WRITTEN REQUEST:
Below is a listing to transcribe in full and exactly; keep the pictures out.

++++++

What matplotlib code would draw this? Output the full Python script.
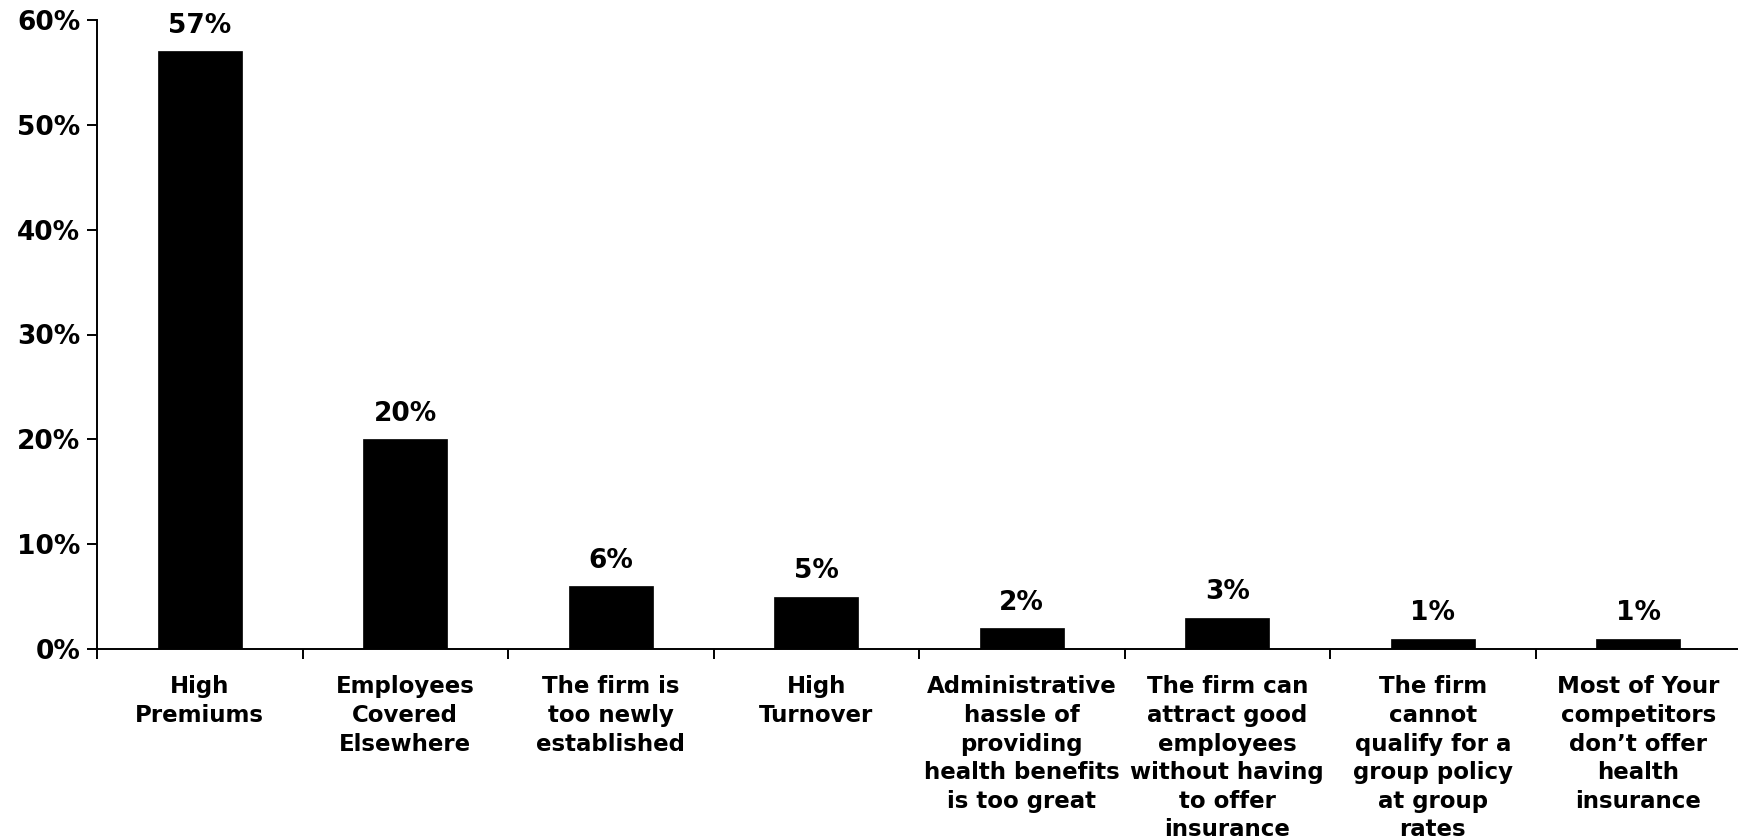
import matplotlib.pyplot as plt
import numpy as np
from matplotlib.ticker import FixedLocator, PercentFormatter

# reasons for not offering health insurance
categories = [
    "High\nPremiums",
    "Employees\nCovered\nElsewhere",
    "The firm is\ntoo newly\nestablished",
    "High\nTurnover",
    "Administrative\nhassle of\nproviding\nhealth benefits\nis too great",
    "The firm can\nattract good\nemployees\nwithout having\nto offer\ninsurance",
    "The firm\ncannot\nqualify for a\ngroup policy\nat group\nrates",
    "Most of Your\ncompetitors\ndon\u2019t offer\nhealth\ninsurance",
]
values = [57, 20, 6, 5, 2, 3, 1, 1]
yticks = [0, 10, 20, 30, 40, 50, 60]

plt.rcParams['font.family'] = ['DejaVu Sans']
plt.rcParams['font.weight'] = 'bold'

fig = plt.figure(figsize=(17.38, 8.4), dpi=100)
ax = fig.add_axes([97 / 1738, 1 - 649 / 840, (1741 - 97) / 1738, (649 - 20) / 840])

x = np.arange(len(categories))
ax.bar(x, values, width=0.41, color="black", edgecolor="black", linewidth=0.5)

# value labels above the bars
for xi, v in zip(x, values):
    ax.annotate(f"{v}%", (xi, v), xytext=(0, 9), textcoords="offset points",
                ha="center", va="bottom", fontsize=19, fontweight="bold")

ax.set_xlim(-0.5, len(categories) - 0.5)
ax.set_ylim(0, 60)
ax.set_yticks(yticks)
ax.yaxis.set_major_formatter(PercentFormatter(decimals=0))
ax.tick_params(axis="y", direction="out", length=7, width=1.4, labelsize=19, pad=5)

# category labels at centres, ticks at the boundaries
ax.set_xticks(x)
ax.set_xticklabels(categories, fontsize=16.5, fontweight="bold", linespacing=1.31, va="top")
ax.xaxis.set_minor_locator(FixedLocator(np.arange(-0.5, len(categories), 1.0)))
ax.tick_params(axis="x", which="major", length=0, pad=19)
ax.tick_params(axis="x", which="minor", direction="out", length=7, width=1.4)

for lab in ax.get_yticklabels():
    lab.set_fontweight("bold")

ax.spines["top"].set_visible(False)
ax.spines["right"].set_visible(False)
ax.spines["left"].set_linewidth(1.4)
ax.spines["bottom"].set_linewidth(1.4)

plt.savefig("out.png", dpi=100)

++++++

FINISHED EXERCISE:
What matplotlib code would draw this? Output the full Python script.
import matplotlib.pyplot as plt
import numpy as np
from matplotlib.ticker import FixedLocator, PercentFormatter

# reasons for not offering health insurance
categories = [
    "High\nPremiums",
    "Employees\nCovered\nElsewhere",
    "The firm is\ntoo newly\nestablished",
    "High\nTurnover",
    "Administrative\nhassle of\nproviding\nhealth benefits\nis too great",
    "The firm can\nattract good\nemployees\nwithout having\nto offer\ninsurance",
    "The firm\ncannot\nqualify for a\ngroup policy\nat group\nrates",
    "Most of Your\ncompetitors\ndon\u2019t offer\nhealth\ninsurance",
]
values = [57, 20, 6, 5, 2, 3, 1, 1]
yticks = [0, 10, 20, 30, 40, 50, 60]

plt.rcParams['font.family'] = ['DejaVu Sans']
plt.rcParams['font.weight'] = 'bold'

fig = plt.figure(figsize=(17.38, 8.4), dpi=100)
ax = fig.add_axes([97 / 1738, 1 - 649 / 840, (1741 - 97) / 1738, (649 - 20) / 840])

x = np.arange(len(categories))
ax.bar(x, values, width=0.41, color="black", edgecolor="black", linewidth=0.5)

# value labels above the bars
for xi, v in zip(x, values):
    ax.annotate(f"{v}%", (xi, v), xytext=(0, 9), textcoords="offset points",
                ha="center", va="bottom", fontsize=19, fontweight="bold")

ax.set_xlim(-0.5, len(categories) - 0.5)
ax.set_ylim(0, 60)
ax.set_yticks(yticks)
ax.yaxis.set_major_formatter(PercentFormatter(decimals=0))
ax.tick_params(axis="y", direction="out", length=7, width=1.4, labelsize=19, pad=5)

# category labels at centres, ticks at the boundaries
ax.set_xticks(x)
ax.set_xticklabels(categories, fontsize=16.5, fontweight="bold", linespacing=1.31, va="top")
ax.xaxis.set_minor_locator(FixedLocator(np.arange(-0.5, len(categories), 1.0)))
ax.tick_params(axis="x", which="major", length=0, pad=19)
ax.tick_params(axis="x", which="minor", direction="out", length=7, width=1.4)

for lab in ax.get_yticklabels():
    lab.set_fontweight("bold")

ax.spines["top"].set_visible(False)
ax.spines["right"].set_visible(False)
ax.spines["left"].set_linewidth(1.4)
ax.spines["bottom"].set_linewidth(1.4)

plt.savefig("out.png", dpi=100)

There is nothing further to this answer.